The lawsuit stems from the April, 2008, attack of a corrections officer.

Convicted murderer Jonathan Tave confessed to sexually assaulting a 22-year JSO veteran in the jail's law library.

The lawsuit says the City violated the correction officer's civil rights because it did not protect her and did not follow security procedures.

"I only turned half a second...he lifted me off the ground...I couldn't breathe," says the officer, who asked to be called Jane Doe.

Doe says she spent 60 minutes fighting for her life as Tave, armed with a shank, beat her and sexually assaulted her over and over again.

"The day I got attacked, I pushed the button." Doe says that button alerted other guards, but she says no guards ever came. "They did nothing to protect me," she says angrily.

Her attorney agrees. "They allowed this to happen," says Jay Howanitz.

Howanitz, of Spohrer & Dodd, says the City did not follow safety procedures already in place. He says an unshackled Tave was never searched when he left his cell block. Howanitz says Tave was not searched when he came into the law library.

"He was allowed to be downgraded in his security measures without going through the proper committees." Howanitz adds the officer was all alone with inmates in an area that was not monitored. He says the City basically left Jane Doe in a locked closet with a killer.

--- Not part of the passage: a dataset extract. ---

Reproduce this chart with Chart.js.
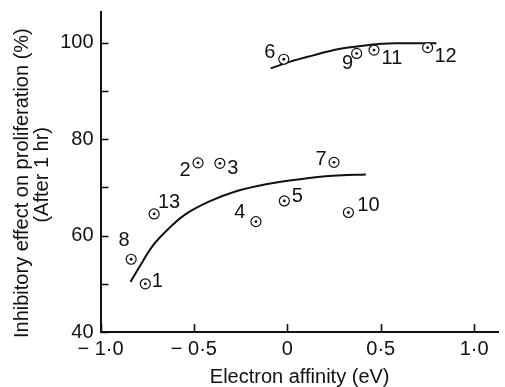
<!DOCTYPE html>
<html>
<head>
<meta charset="utf-8">
<script src="https://cdn.jsdelivr.net/npm/chart.js@4.4.0/dist/chart.umd.min.js"></script>
<style>
  html, body { margin: 0; padding: 0; background: #fff; }
  #wrap { width: 505px; height: 387px; }
</style>
</head>
<body>
<div id="wrap"><canvas id="chart" width="505" height="387"></canvas></div>
<script>
// compound points (electron affinity eV, inhibitory effect %)
var pointNames = ['1', '2', '3', '4', '5', '6', '7', '8', '9', '10', '11', '12', '13'];
var pointX = [-0.76, -0.478, -0.361, -0.168, -0.016, -0.019, 0.25, -0.836, 0.371, 0.327, 0.464, 0.751, -0.713];
var pointY = [50.0, 75.1, 75.0, 62.9, 67.2, 96.6, 75.2, 55.1, 97.8, 64.8, 98.5, 99.0, 64.5];

// fitted curves
var lowerCurveX = [-0.839, -0.792, -0.722, -0.634, -0.546, -0.423, -0.282, -0.107, 0.069, 0.245, 0.42];
var lowerCurveY = [50.4, 53.5, 57.8, 61.5, 64.4, 67.0, 69.1, 70.7, 71.7, 72.4, 72.7];
var upperCurveX = [-0.089, 0.016, 0.139, 0.262, 0.403, 0.578, 0.798];
var upperCurveY = [94.7, 96.1, 97.4, 98.6, 99.4, 99.9, 99.9];

// axis ticks
var xTicks = [-1, -0.5, 0, 0.5, 1];
var xTickLabels = ['\u2212 1\u00b70', '\u2212 0\u00b75', '0', '0\u00b75', '1\u00b70'];
var yTicks = [40, 50, 60, 70, 80, 90, 100];
var yTickLabels = ['40', '', '60', '', '80', '', '100'];

// where each number label sits relative to its point (px)
var labelOffsets = [[12, -2], [-13, 8], [13, 5], [-16, -9], [13, -4], [-14, -7], [-13, -3],
                    [-7, -19], [-9, 10], [20, -7], [18, 8], [18, 9], [15, -11]];

var FONT = '"Liberation Sans", Arial, sans-serif';
var INK = '#111';

function toXY(xs, ys) {
    var out = [];
    for (var i = 0; i < xs.length; i++) out.push({x: xs[i], y: ys[i]});
    return out;
}

// small inward tick marks like the original plot
var innerTicks = {
    id: 'innerTicks',
    afterDraw: function (chart) {
        var ctx = chart.ctx, xs = chart.scales.x, ys = chart.scales.y;
        var area = chart.chartArea;
        ctx.save();
        ctx.strokeStyle = INK;
        ctx.lineWidth = 1.6;
        ctx.beginPath();
        xTicks.forEach(function (v) {
            var px = Math.round(xs.getPixelForValue(v)) + 0.5;
            ctx.moveTo(px, area.bottom);
            ctx.lineTo(px, area.bottom - 8);
        });
        yTicks.forEach(function (v) {
            var py = Math.round(ys.getPixelForValue(v)) + 0.5;
            ctx.moveTo(area.left, py);
            ctx.lineTo(area.left + 8, py);
        });
        ctx.stroke();
        ctx.restore();
    }
};

// number labels next to each point
var pointLabels = {
    id: 'pointLabels',
    afterDatasetsDraw: function (chart) {
        var ctx = chart.ctx, xs = chart.scales.x, ys = chart.scales.y;
        ctx.save();
        ctx.fillStyle = INK;
        ctx.font = '20px ' + FONT;
        ctx.textAlign = 'center';
        ctx.textBaseline = 'middle';
        for (var i = 0; i < pointNames.length; i++) {
            var px = xs.getPixelForValue(pointX[i]) + labelOffsets[i][0];
            var py = ys.getPixelForValue(pointY[i]) + labelOffsets[i][1];
            ctx.fillText(pointNames[i], px, py);
        }
        ctx.restore();
    }
};

var ctx = document.getElementById('chart');
var chart = new Chart(ctx, {
    type: 'scatter',
    data: {
        datasets: [
            {
                type: 'line',
                order: 3,
                data: toXY(lowerCurveX, lowerCurveY),
                borderColor: INK,
                borderWidth: 2,
                pointRadius: 0,
                cubicInterpolationMode: 'monotone',
                fill: false
            },
            {
                type: 'line',
                order: 3,
                data: toXY(upperCurveX, upperCurveY),
                borderColor: INK,
                borderWidth: 2,
                pointRadius: 0,
                cubicInterpolationMode: 'monotone',
                fill: false
            },
            {
                order: 2,
                data: toXY(pointX, pointY),
                pointRadius: 5,
                pointBorderWidth: 1.2,
                pointBorderColor: INK,
                pointBackgroundColor: '#fff'
            },
            {
                order: 1,
                data: toXY(pointX, pointY),
                pointRadius: 1.4,
                pointBorderWidth: 0,
                pointBackgroundColor: INK
            }
        ]
    },
    options: {
        responsive: false,
        animation: false,
        layout: { padding: { top: 12, left: 0, right: 0, bottom: 0 } },
        plugins: {
            legend: { display: false },
            tooltip: { enabled: false }
        },
        scales: {
            x: {
                type: 'linear',
                min: -1,
                max: 1.132,
                afterFit: function (scale) { scale.height = 55; },
                afterBuildTicks: function (scale) {
                    scale.ticks = xTicks.map(function (v) { return {value: v}; });
                },
                grid: { display: false },
                border: { display: true, color: INK, width: 2 },
                ticks: {
                    autoSkip: false,
                    maxRotation: 0,
                    padding: -3,
                    color: INK,
                    font: { family: FONT, size: 20 },
                    callback: function (value, index) { return xTickLabels[index]; }
                },
                title: {
                    display: true,
                    text: 'Electron affinity (eV)',
                    color: INK,
                    font: { family: FONT, size: 20, lineHeight: 1 },
                    padding: { top: 1, bottom: 0 }
                }
            },
            y: {
                type: 'linear',
                min: 40,
                max: 106.4,
                afterFit: function (scale) { scale.width = 100.5; },
                afterBuildTicks: function (scale) {
                    scale.ticks = yTicks.map(function (v) { return {value: v}; });
                },
                grid: { display: false },
                border: { display: true, color: INK, width: 2 },
                ticks: {
                    autoSkip: false,
                    padding: -1,
                    color: INK,
                    font: { family: FONT, size: 20 },
                    callback: function (value, index) { return yTickLabels[index]; }
                },
                title: {
                    display: true,
                    text: ['Inhibitory effect on proliferation (%)    ', '(After 1 hr) '],
                    color: INK,
                    font: { family: FONT, size: 20, lineHeight: 0.97 },
                    padding: { top: 13, bottom: 0 }
                }
            }
        }
    },
    plugins: [innerTicks, pointLabels]
});
</script>
</body>
</html>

"If they had just followed at least one of these (procedures), this accident doesn't happen. The fact this was compounded by five, six, seven policy and procedure failures, it's really shocking."

Doe says she was threatened by inmates all the time and asked for change. "These inmates got more time on their hand, nothing to do, to think of the next plan."

She says she hopes that the 60 minutes where she lost her life will now cause change in the system in order to spare the lives of others who work in the jail. "I'm just afraid. I basically go to church and back home. It's like I got a death sentence that won't go away. It will always be there until I die."

The Sheriff's Office says it cannot respond. Howard Maltz, of the City's General Counsel's office, is handling the case. He was out of the office today and was not available for comment.